O que é bom pode ser usado para o mal. Um produto que pode ser benéfico para a saúde pode ser transformado em droga. O desejo por companhia pode ser deturpado através da prostituição, adultério, fornicação, pornografia, lascívia, roupas imorais. O desejo por progredir financeiramente pode dar lugar ao roubo, à desonestidade, à fraude, à corrupção. O amor próprio pode dar lugar ao egocentrismo. E tudo isto é oferecido ao crente como se fosse o ideal, o desejável, o meio pelo qual o crente pode ser aceito no grupo. A proposta é: aceite o que te oferecemos e seja um de nós. A origem das iguarias é ilícita, e o crente precisa estar pronto a rejeitá-la, ainda que tenha que ficar com algumas coisas aparentemente menos apetitosas. O mundo oferece muitas “finas iguarias”, muitos prazeres da carne e deliciosos sabores do pecado.

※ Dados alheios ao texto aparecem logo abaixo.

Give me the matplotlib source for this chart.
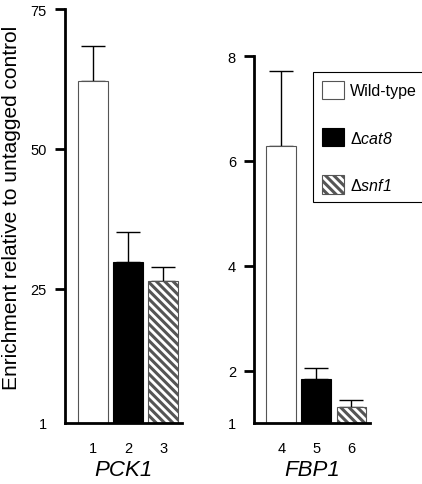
import numpy as np
import matplotlib
matplotlib.use('Agg')
import matplotlib.pyplot as plt
from matplotlib.patches import Patch

plt.rcParams['font.family'] = 'Liberation Sans'
plt.rcParams['mathtext.fontset'] = 'custom'
plt.rcParams['mathtext.rm'] = 'Liberation Sans'
plt.rcParams['mathtext.sf'] = 'Liberation Sans:italic'  # italic digits too
plt.rcParams['hatch.linewidth'] = 2.2

# data
pck1_pos = [1, 2, 3]
pck1_vals = [62.1, 29.7, 26.3]
pck1_err = [6.3, 5.5, 2.6]

fbp1_pos = [1, 2, 3]
fbp1_vals = [6.29, 1.84, 1.30]
fbp1_err = [1.43, 0.21, 0.13]

pck1_ticklabels = ['1', '2', '3']
fbp1_ticklabels = ['4', '5', '6']
pck1_yticks = [1, 25, 50, 75]
fbp1_yticks = [1, 2, 4, 6, 8]

labels = ['Wild-type', r'$\Delta\mathsf{cat8}$', r'$\Delta\mathsf{snf1}$']
faces = ['white', 'black', 'white']
edges = ['#555555', 'black', '#555555']
hatches = ['', '', '\\\\\\\\']

fig = plt.figure(figsize=(4.22, 4.85), dpi=100)
ax1 = fig.add_axes([65/422, 1-424/485, 117/422, 414/485])
ax2 = fig.add_axes([254/422, 1-424/485, 116/422, 367/485])


def draw(ax, pos, vals, err, ticklabels, yticks, ylim, gene):
    for i in range(3):
        ax.bar(pos[i], vals[i] - ylim[0], bottom=ylim[0], width=0.85,
               color=faces[i], edgecolor=edges[i], linewidth=0.8,
               hatch=hatches[i], zorder=2)
    ax.errorbar(pos, vals, yerr=[np.zeros(3), err], fmt='none',
                ecolor='black', elinewidth=1.0, capsize=8.3, capthick=1.0,
                zorder=1)
    ax.set_xlim(0.22, 3.53)
    ax.set_ylim(*ylim)
    ax.set_xticks(pos)
    ax.set_xticklabels(ticklabels, fontsize=10.5)
    ax.tick_params(axis='x', length=0, pad=13)
    ax.set_yticks(yticks)
    ax.set_yticklabels([str(t) for t in yticks], fontsize=10.5)
    ax.tick_params(axis='y', length=7, width=2, direction='out', pad=6)
    ax.yaxis.get_major_ticks()[0].tick1line.set_visible(False)
    for s in ['top', 'right']:
        ax.spines[s].set_visible(False)
    for s in ['left', 'bottom']:
        ax.spines[s].set_linewidth(2)
    ax.set_xlabel(gene, fontsize=16, style='italic', labelpad=3)


draw(ax1, pck1_pos, pck1_vals, pck1_err, pck1_ticklabels, pck1_yticks, (1, 75), 'PCK1')
draw(ax2, fbp1_pos, fbp1_vals, fbp1_err, fbp1_ticklabels, fbp1_yticks, (1, 8), 'FBP1')

fig.text(12/422, 1-208/485, 'Enrichment relative to untagged control',
         rotation=90, fontsize=15, ha='center', va='center')

handles = [Patch(facecolor=faces[i], edgecolor=edges[i], hatch=hatches[i], linewidth=0.8)
           for i in range(3)]
leg = fig.legend(handles, labels, loc='upper left',
                 bbox_to_anchor=(313/422, 1-73/485), bbox_transform=fig.transFigure,
                 fontsize=11.5, handlelength=1.4, handleheight=1.4,
                 handletextpad=0.35, labelspacing=1.8, borderpad=0.55,
                 borderaxespad=0, fancybox=False, framealpha=1)
leg.get_frame().set_edgecolor('black')
leg.get_frame().set_linewidth(0.8)

fig.savefig('out.png', dpi=100)
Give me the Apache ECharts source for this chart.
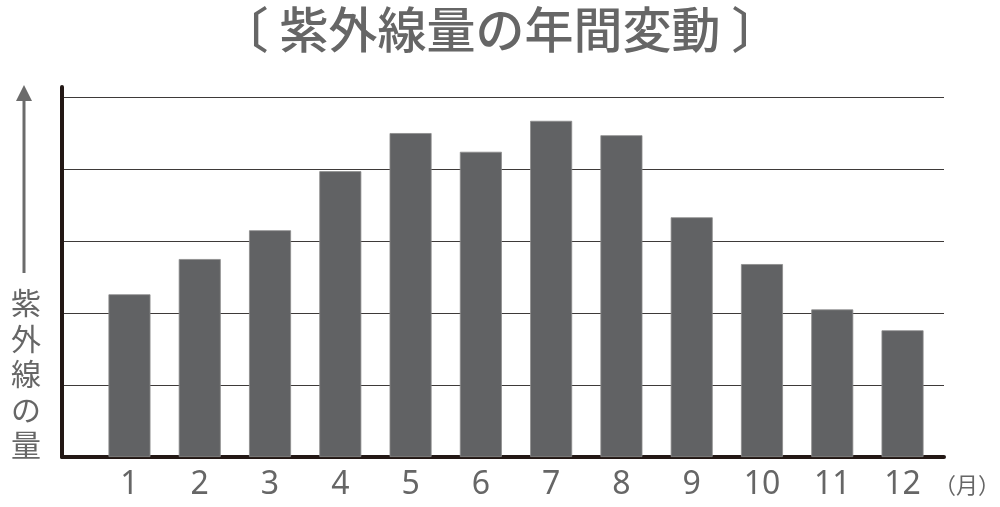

O mundo não só oferece coisas a você como também, de certo modo, determinará que você faça uso delas.
O CRENTE E O ESQUECIMENTO DO QUE APRENDEU
Daniel e seus amigos foram escravizados, desenraizados de Jerusalém, levados para mais de 400km de distancia, impedidos de retornar, emasculados, tiveram seus nomes trocados, mudaram suas vestes e só lhes faltava mudar os seus hábitos alimentares e religiosos. E é neste ponto que Daniel percebe que não pode mais ceder. Aspenaz teria 3 anos para mudar os costumes dos hebreus, fazê-los esquecer sua casa e seu Deus. Novamente chamo a atenção para o salmo 137 [Sl 137.5 - Se eu de ti me esquecer, ó Jerusalém, que se resseque a minha mão direita]. Daniel não queria esquecer Jerusalém. Os hebreus não queriam esquecer Jerusalém. O crente não pode se esquecer de quem é seu Deus. Também não pode se esquecer de quem é. É um servo de Deus no meio de uma geração má e adúltera. É um servo de Deus na sua escola, no seu trabalho, entre os seus amigos. Num ambiente em que a prostituição, a fornicação, a pornografia, o sexo sem compromisso, as drogas, as bebidas ingeridas sem bom senso, os bailes libertinos, a jogatina, as roupas indecentes, as palavras maliciosas, a corrupção, a fraude, a desonestidade, e tudo o que se parece com isso é oferecido como normal, como algo que "todo mundo faz" o crente tem que mostrar-se diferente. Ele conquista a atenção dos seus amigos sendo diferente deles, não sendo igual. Seu poder está numa vida diferente, santa, incontaminada.
Daniel tomou esta decisão. Queria ser diferente. Conseguiu um tempo para tentar ser diferente. Aos crentes também são dadas oportunidades para serem diferentes – e não é sendo chamado à frente da sua turma para dizer o quanto Jesus mudou sua vida [se mudou mesmo]. A oportunidade vem vestida de prova: é o amigo que oferece uma cerveja, a amiga que oferece uma cola na prova, o patrão que oferece aumento mediante certas atitudes, a garota que se insinua, o círculo de escarnecedores que se fecha a seu redor... é nessa hora que o crente tem a sua verdadeira oportunidade de testemunhar, de dizer o que ele tem de diferente. De mostrar que tomou a firme decisão de ser diferente, de não se contaminar com as coisas e costumes deste mundo. Mesmo coisas que não são pecaminosas em si mesmas podem ser usadas para conduzir ao pecado. O que é lícito pode ser usado como armadilha do diabo e do mundo para atrair os desejos da carne. O crente deve ficar atento. Deve se lembrar que mesmo as coisas lícitas podem não ser convenientes nem edificantes, não devendo se deixar dominar por nenhuma delas [I Co 6.12]. Crente, seu poder está em ser diferente, não igual ao resto do mundo. Ser igual não chama a atenção, não atrai olhares nem admiração.